:: Exercise requirements ::
Write out the data again exactly, skipping every picture.

........

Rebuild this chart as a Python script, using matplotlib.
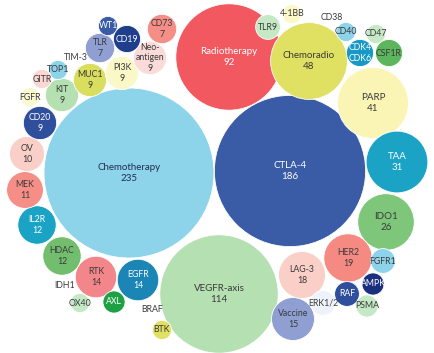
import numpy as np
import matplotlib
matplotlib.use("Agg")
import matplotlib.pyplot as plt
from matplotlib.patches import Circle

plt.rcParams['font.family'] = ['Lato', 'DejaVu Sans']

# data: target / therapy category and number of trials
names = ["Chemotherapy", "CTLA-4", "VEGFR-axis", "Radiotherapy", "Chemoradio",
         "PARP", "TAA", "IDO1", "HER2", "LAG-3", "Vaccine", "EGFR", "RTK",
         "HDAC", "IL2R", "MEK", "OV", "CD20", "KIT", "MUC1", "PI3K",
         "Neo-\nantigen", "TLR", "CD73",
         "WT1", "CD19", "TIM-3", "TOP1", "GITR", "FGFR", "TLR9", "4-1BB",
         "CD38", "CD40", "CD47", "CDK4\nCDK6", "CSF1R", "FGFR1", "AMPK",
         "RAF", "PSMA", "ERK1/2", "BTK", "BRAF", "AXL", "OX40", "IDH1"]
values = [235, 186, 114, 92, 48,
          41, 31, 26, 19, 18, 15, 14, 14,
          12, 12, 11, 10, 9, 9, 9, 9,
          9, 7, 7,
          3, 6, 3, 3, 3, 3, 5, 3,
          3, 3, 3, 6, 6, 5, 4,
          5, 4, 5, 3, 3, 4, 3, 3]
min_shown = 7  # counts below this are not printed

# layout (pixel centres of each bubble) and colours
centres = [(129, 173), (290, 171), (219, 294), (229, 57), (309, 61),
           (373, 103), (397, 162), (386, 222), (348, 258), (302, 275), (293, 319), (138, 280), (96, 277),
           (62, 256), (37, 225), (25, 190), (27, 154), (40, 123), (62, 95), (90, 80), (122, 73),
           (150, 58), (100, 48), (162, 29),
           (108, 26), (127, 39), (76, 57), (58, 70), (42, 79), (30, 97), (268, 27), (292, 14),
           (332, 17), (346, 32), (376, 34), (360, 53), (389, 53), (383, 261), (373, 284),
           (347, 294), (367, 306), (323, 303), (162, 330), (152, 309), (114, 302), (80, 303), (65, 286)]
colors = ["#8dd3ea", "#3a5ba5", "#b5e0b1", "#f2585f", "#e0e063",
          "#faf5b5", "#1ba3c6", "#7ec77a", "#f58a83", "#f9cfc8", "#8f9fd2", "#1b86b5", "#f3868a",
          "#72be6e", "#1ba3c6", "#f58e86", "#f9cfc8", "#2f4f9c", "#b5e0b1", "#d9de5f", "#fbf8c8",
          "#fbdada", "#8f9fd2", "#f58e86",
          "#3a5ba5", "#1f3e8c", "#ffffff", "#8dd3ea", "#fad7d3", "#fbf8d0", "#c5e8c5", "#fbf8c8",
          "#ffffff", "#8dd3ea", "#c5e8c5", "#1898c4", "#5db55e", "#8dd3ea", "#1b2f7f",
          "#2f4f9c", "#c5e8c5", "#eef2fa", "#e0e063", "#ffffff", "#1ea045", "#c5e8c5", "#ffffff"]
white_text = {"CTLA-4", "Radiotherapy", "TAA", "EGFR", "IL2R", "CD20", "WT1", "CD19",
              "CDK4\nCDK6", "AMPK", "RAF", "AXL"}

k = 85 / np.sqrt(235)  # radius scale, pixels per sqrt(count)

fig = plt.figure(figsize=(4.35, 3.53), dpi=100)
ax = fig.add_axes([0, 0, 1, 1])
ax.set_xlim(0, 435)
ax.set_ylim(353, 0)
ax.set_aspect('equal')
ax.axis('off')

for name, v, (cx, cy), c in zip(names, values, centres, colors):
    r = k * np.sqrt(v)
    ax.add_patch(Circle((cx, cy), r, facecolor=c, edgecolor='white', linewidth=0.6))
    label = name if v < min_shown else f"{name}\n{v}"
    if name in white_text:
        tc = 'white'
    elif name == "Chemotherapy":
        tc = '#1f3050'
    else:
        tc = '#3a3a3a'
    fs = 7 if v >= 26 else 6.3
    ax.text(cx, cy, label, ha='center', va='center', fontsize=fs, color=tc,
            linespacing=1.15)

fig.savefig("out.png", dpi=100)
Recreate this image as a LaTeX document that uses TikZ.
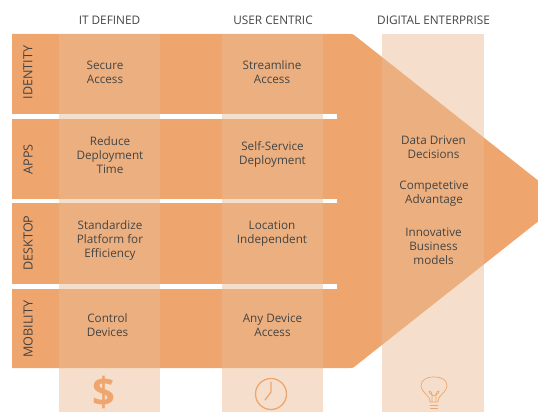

........

:: Reply to the exercise ::
Rebuild this chart as a Python script, using matplotlib.
import numpy as np
import matplotlib
matplotlib.use("Agg")
import matplotlib.pyplot as plt
from matplotlib.patches import Circle

plt.rcParams['font.family'] = ['Lato', 'DejaVu Sans']

# data: target / therapy category and number of trials
names = ["Chemotherapy", "CTLA-4", "VEGFR-axis", "Radiotherapy", "Chemoradio",
         "PARP", "TAA", "IDO1", "HER2", "LAG-3", "Vaccine", "EGFR", "RTK",
         "HDAC", "IL2R", "MEK", "OV", "CD20", "KIT", "MUC1", "PI3K",
         "Neo-\nantigen", "TLR", "CD73",
         "WT1", "CD19", "TIM-3", "TOP1", "GITR", "FGFR", "TLR9", "4-1BB",
         "CD38", "CD40", "CD47", "CDK4\nCDK6", "CSF1R", "FGFR1", "AMPK",
         "RAF", "PSMA", "ERK1/2", "BTK", "BRAF", "AXL", "OX40", "IDH1"]
values = [235, 186, 114, 92, 48,
          41, 31, 26, 19, 18, 15, 14, 14,
          12, 12, 11, 10, 9, 9, 9, 9,
          9, 7, 7,
          3, 6, 3, 3, 3, 3, 5, 3,
          3, 3, 3, 6, 6, 5, 4,
          5, 4, 5, 3, 3, 4, 3, 3]
min_shown = 7  # counts below this are not printed

# layout (pixel centres of each bubble) and colours
centres = [(129, 173), (290, 171), (219, 294), (229, 57), (309, 61),
           (373, 103), (397, 162), (386, 222), (348, 258), (302, 275), (293, 319), (138, 280), (96, 277),
           (62, 256), (37, 225), (25, 190), (27, 154), (40, 123), (62, 95), (90, 80), (122, 73),
           (150, 58), (100, 48), (162, 29),
           (108, 26), (127, 39), (76, 57), (58, 70), (42, 79), (30, 97), (268, 27), (292, 14),
           (332, 17), (346, 32), (376, 34), (360, 53), (389, 53), (383, 261), (373, 284),
           (347, 294), (367, 306), (323, 303), (162, 330), (152, 309), (114, 302), (80, 303), (65, 286)]
colors = ["#8dd3ea", "#3a5ba5", "#b5e0b1", "#f2585f", "#e0e063",
          "#faf5b5", "#1ba3c6", "#7ec77a", "#f58a83", "#f9cfc8", "#8f9fd2", "#1b86b5", "#f3868a",
          "#72be6e", "#1ba3c6", "#f58e86", "#f9cfc8", "#2f4f9c", "#b5e0b1", "#d9de5f", "#fbf8c8",
          "#fbdada", "#8f9fd2", "#f58e86",
          "#3a5ba5", "#1f3e8c", "#ffffff", "#8dd3ea", "#fad7d3", "#fbf8d0", "#c5e8c5", "#fbf8c8",
          "#ffffff", "#8dd3ea", "#c5e8c5", "#1898c4", "#5db55e", "#8dd3ea", "#1b2f7f",
          "#2f4f9c", "#c5e8c5", "#eef2fa", "#e0e063", "#ffffff", "#1ea045", "#c5e8c5", "#ffffff"]
white_text = {"CTLA-4", "Radiotherapy", "TAA", "EGFR", "IL2R", "CD20", "WT1", "CD19",
              "CDK4\nCDK6", "AMPK", "RAF", "AXL"}

k = 85 / np.sqrt(235)  # radius scale, pixels per sqrt(count)

fig = plt.figure(figsize=(4.35, 3.53), dpi=100)
ax = fig.add_axes([0, 0, 1, 1])
ax.set_xlim(0, 435)
ax.set_ylim(353, 0)
ax.set_aspect('equal')
ax.axis('off')

for name, v, (cx, cy), c in zip(names, values, centres, colors):
    r = k * np.sqrt(v)
    ax.add_patch(Circle((cx, cy), r, facecolor=c, edgecolor='white', linewidth=0.6))
    label = name if v < min_shown else f"{name}\n{v}"
    if name in white_text:
        tc = 'white'
    elif name == "Chemotherapy":
        tc = '#1f3050'
    else:
        tc = '#3a3a3a'
    fs = 7 if v >= 26 else 6.3
    ax.text(cx, cy, label, ha='center', va='center', fontsize=fs, color=tc,
            linespacing=1.15)

fig.savefig("out.png", dpi=100)
Recreate this image as a LaTeX document that uses TikZ.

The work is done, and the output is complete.